START Dataset excerpt
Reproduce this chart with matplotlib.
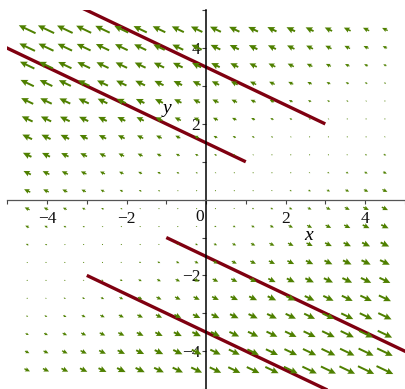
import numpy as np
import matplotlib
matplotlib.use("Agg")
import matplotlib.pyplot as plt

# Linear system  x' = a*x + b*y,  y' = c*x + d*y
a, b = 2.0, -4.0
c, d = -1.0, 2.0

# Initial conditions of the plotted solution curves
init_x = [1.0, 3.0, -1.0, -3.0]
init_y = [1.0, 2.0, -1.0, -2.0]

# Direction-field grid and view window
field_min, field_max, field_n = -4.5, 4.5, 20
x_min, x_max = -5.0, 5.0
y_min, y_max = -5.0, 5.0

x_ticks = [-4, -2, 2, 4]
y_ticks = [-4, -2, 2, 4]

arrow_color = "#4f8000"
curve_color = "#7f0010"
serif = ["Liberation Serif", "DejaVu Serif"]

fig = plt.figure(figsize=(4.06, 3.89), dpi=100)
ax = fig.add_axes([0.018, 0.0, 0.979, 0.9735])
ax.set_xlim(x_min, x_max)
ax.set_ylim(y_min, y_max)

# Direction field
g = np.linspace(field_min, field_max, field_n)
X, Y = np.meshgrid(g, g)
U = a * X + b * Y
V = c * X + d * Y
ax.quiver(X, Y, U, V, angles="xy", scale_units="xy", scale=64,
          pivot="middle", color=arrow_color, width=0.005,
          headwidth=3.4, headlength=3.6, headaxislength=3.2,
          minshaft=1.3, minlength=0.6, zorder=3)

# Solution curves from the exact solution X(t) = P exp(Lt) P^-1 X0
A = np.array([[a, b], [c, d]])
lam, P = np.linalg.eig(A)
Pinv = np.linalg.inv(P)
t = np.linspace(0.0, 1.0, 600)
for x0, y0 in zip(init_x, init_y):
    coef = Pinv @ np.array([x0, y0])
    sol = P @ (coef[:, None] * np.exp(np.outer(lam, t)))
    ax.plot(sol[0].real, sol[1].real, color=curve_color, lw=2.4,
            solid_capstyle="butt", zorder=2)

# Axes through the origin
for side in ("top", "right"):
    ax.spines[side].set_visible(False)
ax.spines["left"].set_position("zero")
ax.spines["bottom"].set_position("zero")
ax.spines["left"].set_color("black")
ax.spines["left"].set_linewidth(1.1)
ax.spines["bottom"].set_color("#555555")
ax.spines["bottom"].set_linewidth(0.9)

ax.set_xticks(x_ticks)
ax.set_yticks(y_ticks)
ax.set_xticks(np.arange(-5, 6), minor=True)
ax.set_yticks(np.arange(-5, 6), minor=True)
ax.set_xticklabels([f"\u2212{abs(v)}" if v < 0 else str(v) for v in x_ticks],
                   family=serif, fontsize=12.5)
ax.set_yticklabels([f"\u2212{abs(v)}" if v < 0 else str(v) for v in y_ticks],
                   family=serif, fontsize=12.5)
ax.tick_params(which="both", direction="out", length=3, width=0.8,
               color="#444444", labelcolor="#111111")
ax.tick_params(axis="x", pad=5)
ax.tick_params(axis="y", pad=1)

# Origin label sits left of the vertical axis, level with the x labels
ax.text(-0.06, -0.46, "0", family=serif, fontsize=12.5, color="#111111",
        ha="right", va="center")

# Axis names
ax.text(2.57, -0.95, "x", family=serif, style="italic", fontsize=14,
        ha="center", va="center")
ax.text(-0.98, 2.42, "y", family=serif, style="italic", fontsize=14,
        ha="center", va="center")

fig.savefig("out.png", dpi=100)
END Dataset excerpt
- [To do] Repeat the listing above up to and including the line with "init_y = [1.0, 2.0, -1.0, -2.0]", starting from its first line. Drop any pictures.

- [Problem solution]
Reproduce this chart with matplotlib.
import numpy as np
import matplotlib
matplotlib.use("Agg")
import matplotlib.pyplot as plt

# Linear system  x' = a*x + b*y,  y' = c*x + d*y
a, b = 2.0, -4.0
c, d = -1.0, 2.0

# Initial conditions of the plotted solution curves
init_x = [1.0, 3.0, -1.0, -3.0]
init_y = [1.0, 2.0, -1.0, -2.0]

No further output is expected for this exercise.